Leanne Motylenski ’16, who stood to collect signatures Tuesday afternoon, said Ay! Arepa should be allowed to maintain its location in order to serve the high volume students and visitors who walk through the Broadway shopping district.
“People deserve access to profitable businesses spaces,” Motylenski said.
The city’s orders have spurred financial concerns among employees working for the evicted food cart. Victor Lopez, who works at Ay! Arepa, said managing the truck has been his primary source of income for the last year and a half.
“This is how I pay my bills now.” Lopez said. “This is my job and I want to keep it.”
But, Garcia said, his employees would likely have to take a pay cut because the food cart has not be operational for the past few days.

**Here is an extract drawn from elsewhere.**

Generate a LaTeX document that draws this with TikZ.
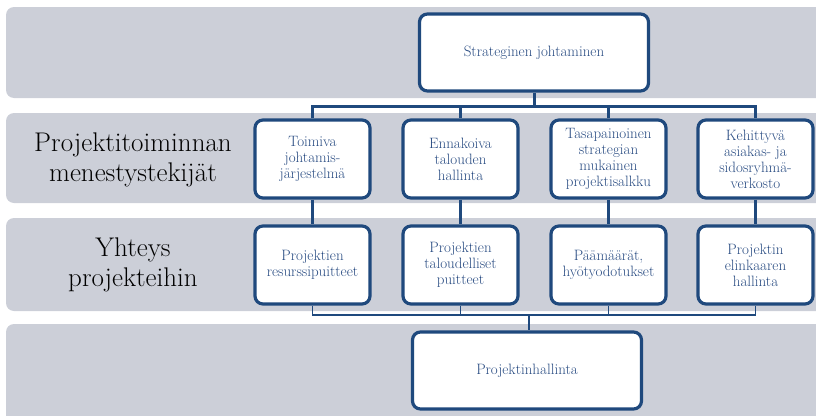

Tom Sobocinski, co-owner of Caseus — which received the same city order to vacate its usual location — said that because his restaurant is a brick-and-mortar business, those employed by the food truck have been able to make up hours that they have missed since the food cart was shut down. Caseus employs two workers to manage its food cart full-time. Ay! Arepa also has a permanent location in the form of Rubamba restaurant on High Street. Other carts, such as The Meat Truck, are not associated with restaurants.
Sobocinski said that businesses that operate solely via trucks may have a tougher time compensating their workers in light of the city’s orders.
Caseus’s cart — The Cheese Truck — regularly operates on College Street. The truck has not been there since Wednesday afternoon.